With a crowd of curious Doughboys looking on, a dozen Bluejackets in peacoats and watch caps gaze at the camera, most smiling broadly. It seems ironic; their disheveled appearance and torn clothing are evidence of hard service in the field. The sailors’ unusual rifles with improvised slings—waist belts or rope—lend further mystery to the photo (pp. 16–17).
I first came across this captivating image in the U.S. Naval Institute Photo Archive some 11 years ago, and a copy has hung in my office nearly ever since. I knew from its caption that the sailors were part of a USS Olympia (C-6) landing party that had been fighting Bolsheviks in 1918, but not much more, until I read the manuscript for this issue’s cover story.
In “Bluejackets vs.
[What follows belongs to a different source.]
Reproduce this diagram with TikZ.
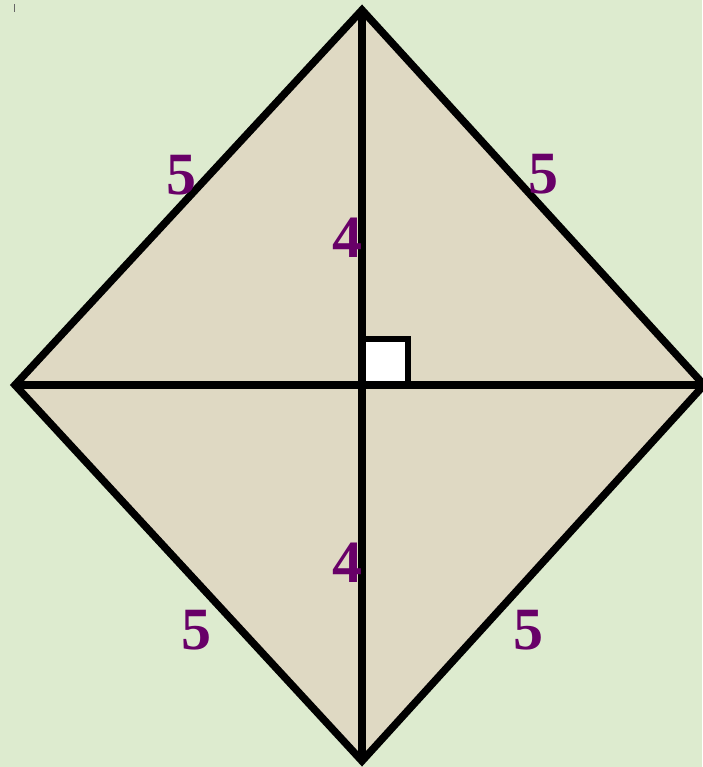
\documentclass[tikz,border=0pt]{standalone}
\usepackage{fontspec}
\setmainfont{Liberation Serif}
\usepackage{tikz}
\usetikzlibrary{positioning}
\definecolor{PaleGreen}{HTML}{DDEBCF}
\definecolor{Sand}{HTML}{DFD9C3}
\definecolor{DeepPurple}{HTML}{680068}
\tikzset{
  edge/.style={line width=7.5pt, line join=miter},
  lab/.style={text=DeepPurple, font=\fontsize{60}{60}\selectfont\bfseries, inner sep=0pt},
}

\begin{document}
\begin{tikzpicture}[x=1pt, y=-1pt]

% background
\fill[PaleGreen] (0,0) rectangle (702,767);
\useasboundingbox (0,0) rectangle (702,767);
\draw[black!60, line width=1.5pt] (14.5,4) -- (14.5,12);

% corners of the rhombus
\coordinate (T) at (362,10);
\coordinate (L) at (15,385);
\coordinate (R) at (704,385);
\coordinate (B) at (362,761);
\coordinate (O) at (362,385);

\def \sq {46}

% rhombus
\fill[Sand] (T) -- (R) -- (B) -- (L) -- cycle;

% right angle mark
\draw[line width=6.5pt, fill=white] (O) rectangle ++(\sq,-\sq);

% diagonals
\draw[edge] (T) -- (B);
\draw[edge] (L) -- (R);

% sides
\draw[edge] (T) -- (R) -- (B) -- (L) -- cycle;

% lengths
\node[lab] (sTL) at (181,175) {5};
\node[lab] (sTR) at (543,174) {5};
\node[lab] (sBL) at (196,630) {5};
\node[lab] (sBR) at (528,630) {5};
\node[lab] (dT) at (347,238) {4};
\node[lab] (dB) at (347,563) {4};

\end{tikzpicture}
\end{document}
Bolsheviks,” Robert Willett recounts those Olympia sailors’ ordeal battling “Reds” as part of a multinational Allied force intervening in the Russian Civil War. In duty far removed from typical shipboard tasks, the sailors, commanded by a Naval Reserve ensign, struck out into the wilderness where they fought hordes of Bolsheviks before using dead reckoning to make their way back to Allied lines.
Willett’s account provided a good opportunity to revisit the Olympia, the oldest steel-hulled warship still afloat. In “Olympian Effort to Save the Olympia,” Carl LaVO takes a broad look at the famous cruiser’s history, both as a U.S. Navy warship and as a museum ship that’s often faced an uncertain fate. Fortunately, this national naval treasure’s future looks much brighter.
The Olympia was serving as a U.S. Naval Academy training ship when the subject of Andrew Jampoler’s article, the Tennessee (ACR-10), was commissioned in 1906. “The Short Life and Hard Times of an Armored Cruiser” makes strong use of imagery to tell the story of the Tennessee, which was renamed the Memphis three months before her untimely demise a century ago on 29 August 1916.
Meanwhile in Washington, D.C., President Woodrow Wilson signed a landmark naval bill into law that set the U.S. Navy on course to rival the power of the mighty Royal Navy. In “How Promise Turned to Disappointment,” Norman Friedman describes the background, diplomatic repercussions, and legacy of the Naval Expansion Act of 1916. Although few of its capital ships were completed, that may have been for the better. The phrase “A navy second to none” frequently is used to describe the naval act’s intent and often attributed to Wilson. But the legislation’s original goal was parity, not superiority.
In preparing each issue of Naval History, one of the staff’s regular stops is the National Archives in nearby College Park, Maryland; for us it’s a well-organized cornucopia of World War II photographs, ship histories, and action reports. During a visit there several years ago I came across an account by Pharmacist’s Mate Second Class John Bradley of his role in the famous Iwo Jima flag raising on Mount Suribachi—the subject of Joe Rosenthal’s immortal, iconic photograph, which was the basis for the Marine Corps War Memorial.
When news recently broke questioning Bradley’s role in the flag raising—and presence in the photo—I remembered that account, the transcript of a Navy interview with the corpsman recorded less than three months after the famous event. This important piece of evidence in the ongoing case is presented here as “Flags Not of Our Fathers?”
Obscured by the controversy over Bradley’s role in the flag raising are the facts that the pharmacist’s mate received the Navy Cross, for coming to a wounded comrade’s aid while under heavy fire at the base of Mount Suribachi two days earlier, and the Purple Heart, for wounds received 17 days later.